Over the last seven years we have seen an explosion of price increases for single- family homes and as a result it has created a great opportunity to invest in affordable housing for families.
This can be done in several ways, a single wide or a double wide; a single wide is usually a better investment than a double wide. The reason is simple. If the mobile home is in a park and it’s a double wide, it takes up two lots to accommodate and the lot rent is usually higher.
Cities and counties typically won't approve of putting in a new mobile home park so that brings out the necessity to look at existing mobile home parks or lots that are in a county suitable to place a mobile home on. Some counties have a 5-acre restriction on mobile homes so it’s perfect for a rural setting.
When buying existing mobile home parks an excellent strategy is to be on the outskirts of a major metropolitan area. For example, Washington DC has very expensive real estate but in the suburbs of southern Maryland and northern Virginia existing mobile home parks are affordable housing for individuals.
There are two strategies to look at. One is you own the park and rent the mobile homes to people. The second strategy is to sell the mobile homes to individuals in the park. You own the land and you rent the lots to individuals that have their own mobile homes or renters you have previously sold to. This can be one of the best strategies for an individual to employ.
Mobile homes are not always built with as high of standards as a stick-built house. Maintenance issues could incur a large cost if you owned a large mobile home park. If you rent the units, you will have to hire a permanent maintenance person and you can give them free housing which will save you money on wages.
Once somebody moves a mobile home into a park or buys an existing mobile home typically, they don’t move.

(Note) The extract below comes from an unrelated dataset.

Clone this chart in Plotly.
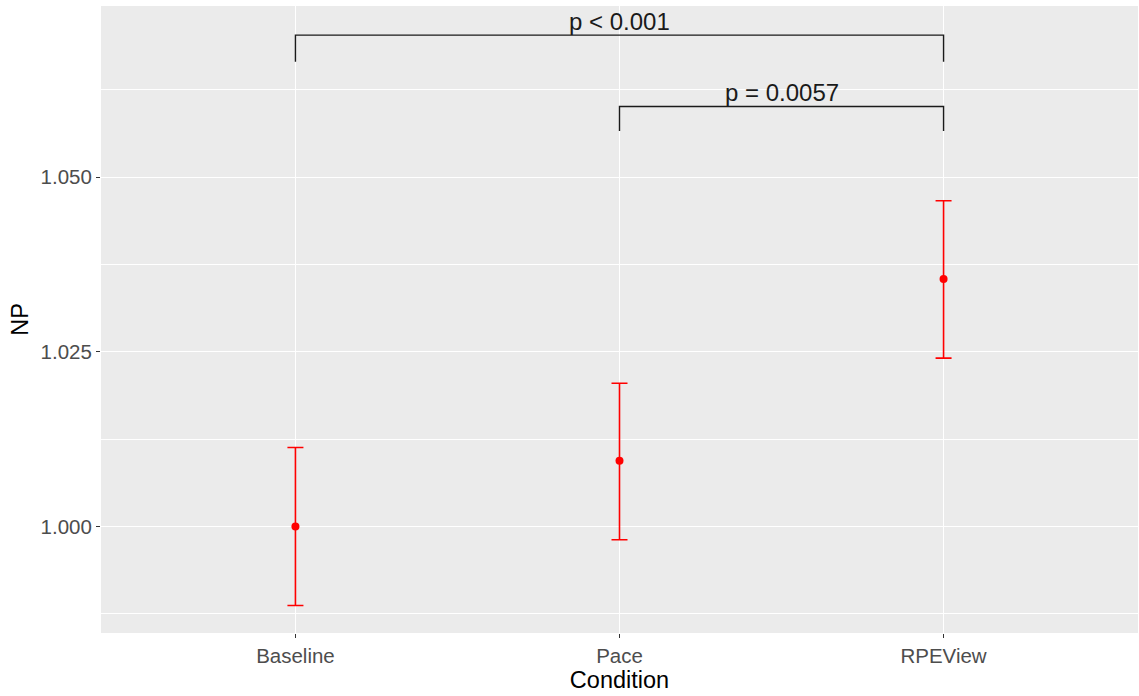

Moving a mobile home and having it set up professionally could cost as much as $5000.
Mobile home park sizes can range from seven or eight units all the way up to 400-500 units. A nice thing about a larger complex is you can hire a full-time manager, which minimizes your actual work. When buying a property of this nature please understand that when you get the financials on the property, they may not be accurate to your situation. Often people will give you a capitalization rate but it’s not accurate because your expenses and costs may be different than the person, you’re buying the property from. Sometimes when you buy properties the tax assessor will reevaluate the taxes based on your purchase price, which will make your property taxes go up. This could also make your insurance go up if you’re going to manage the property yourself, resulting in your management fees going down. In short, don’t go off what their expenses are, it’s going to be based on your expenses and your profits. Often, after buying a property of this nature based on the lot rent being increased it will greatly change the capitalization rate.